Para a quebra na quantidade de peixe transacionado em lota, o especialista diz haver várias razões. A primeira é a redução da frota pesqueira em Portugal, após a adesão à União Europeia. “Em 1969 tínhamos uma frota longínqua que operava em países como a Mauritânia, Marrocos, África do Sul. Chegámos a ter umas 60 ou 70 embarcações.” Pelo contrário, hoje “a capacidade de pesca de um pescador português é quase metade da de um pescador da Europa do Norte” e a frota portuguesa “é das mais antigas da UE”.

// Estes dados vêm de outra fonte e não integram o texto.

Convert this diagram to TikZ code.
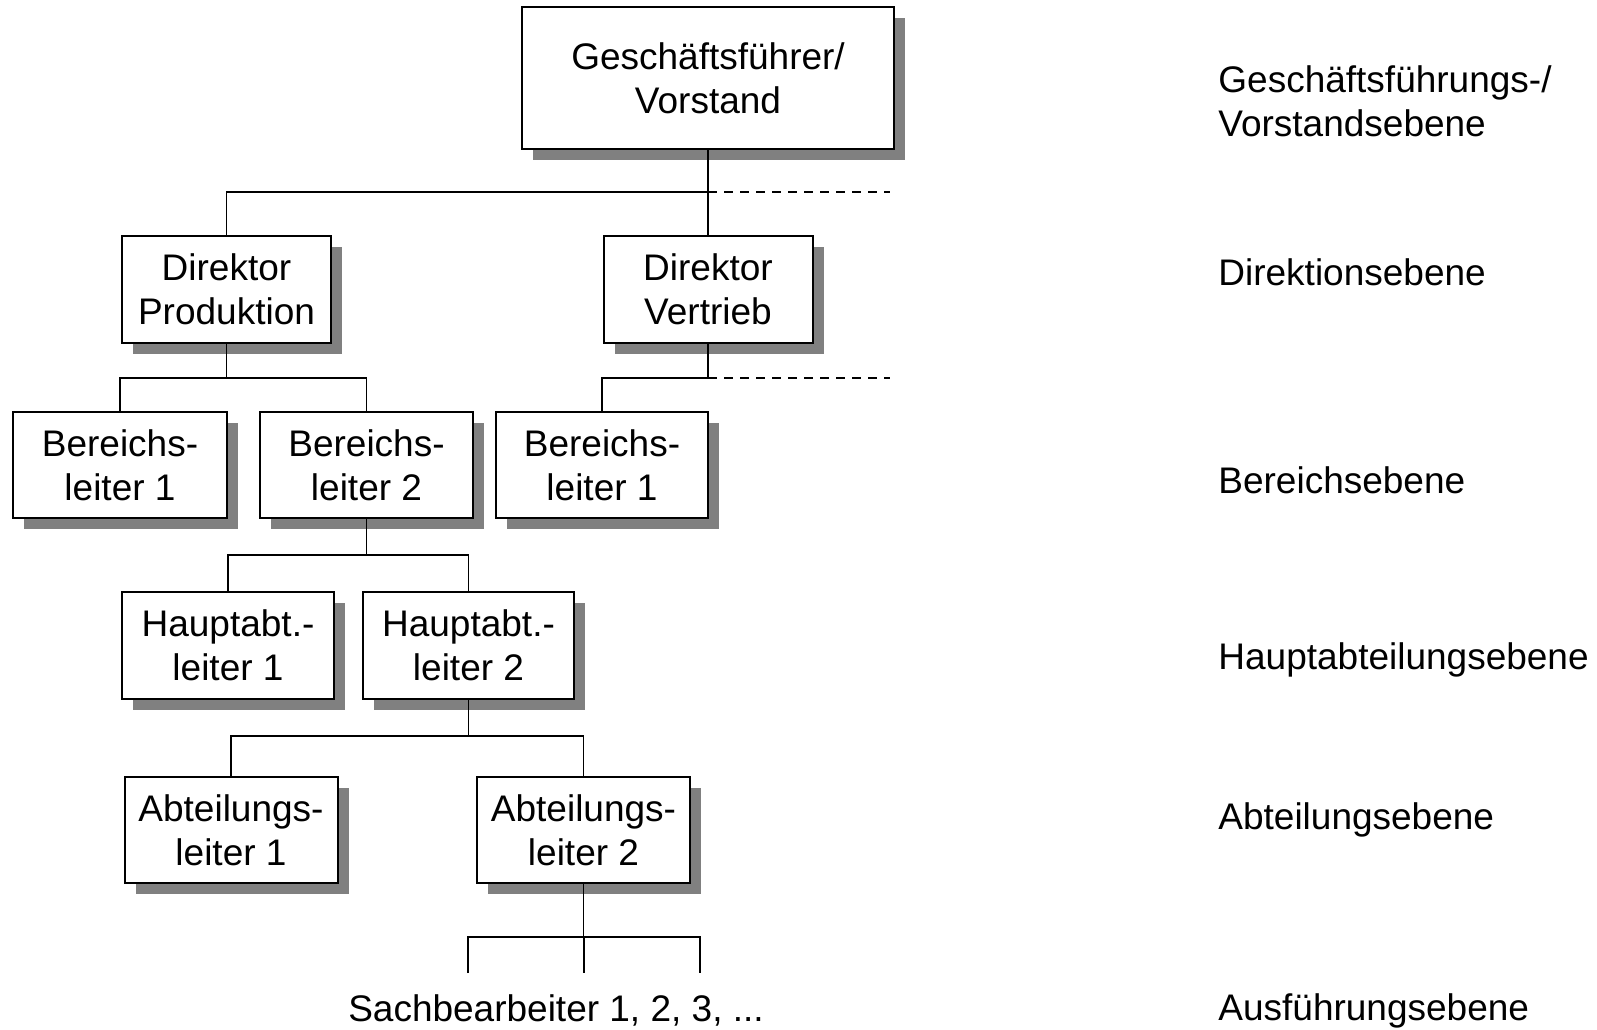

A redução do número de pescadores é outra razão, defendendo por isso a necessidade de se apostar numa “dignificação dos pescadores como classe profissional”. Em terceiro lugar, sublinha “fatores ambientais que diminuíram a quantidade de pescado”.

O ex-presidente do Ipimar lembra que o consumo de peixe em Portugal “é um dos maiores do mundo, com 60 quilos per capita”, e que mesmo quando a oferta diminuiu a procura não cai. “Os portugueses não deixam de comer peixe. As importações não param de aumentar.” O resultado é uma balança comercial com défice – mais importação do que exportação. “Importamos 1,5 mil milhões de euros de pescado por ano.”

A “malta jovem” não quer ir para o mar

Luís Barra

Carlos Alfaiate passou mais 30 anos da sua vida na pesca longínqua – na Mauritânia e Marrocos. Na altura em que regressou, há dez anos, comprou um barco mas deixou de o usar entretanto. “Tenho-o para vender. Quando o comprei foi caro – mas já não vale o que dei por ele. Devido à situação atual das pescas, não há tripulação. Da malta nova ninguém quer ir e a tripulação são só reformados.”

Carlos reconhece que hoje quase nenhum jovem quer ir para o mar. “São poucos os jovens que se dedicam ao mar. Aqui em Ribamar são mais os filhos dos armadores.”

Só que nos últimos anos houve momentos em que lhe pareceu que situação pudesse estar a mudar. “Com esta crise de emprego, aconteceu-me chegar a terra e encontrar alguns rapazes a perguntar se precisávamos de gente para ir para o mar. Estamos a falar de pessoal novo com 30 anos e vieram ter connosco pelo menos dois ou três indivíduos a perguntar se precisávamos de ajuda.”

Ultimamente, desde que parou o barco, a vida na pesca tem sido diferente – as viagens são mais curtas, no máximo durante oito dias. “Pescámos um cherne de 48 quilos que deu 1200 euros. Mas isso é só de vez em quando.” Para trás ficam mais de 13 mil dias no mar – ou 36 anos e oito meses, segundo a declaração de anos de embarcação que pediu recentemente.

Quando recua a março de 1976, Carlos lembra que ter deixado a escola para ir para o mar aconteceu “simplesmente porque tinha de ser”. “Não desgostei logo no início, mas ao longo de todos estes anos, durante várias vezes, senti-me farto do mar.” E o que é que fica de todos estes anos? “Arrependimento de não ter visto os meus filhos crescer. Quando comprei o meu barquinho é que comecei a ver isso. Tantos anos de ausência.”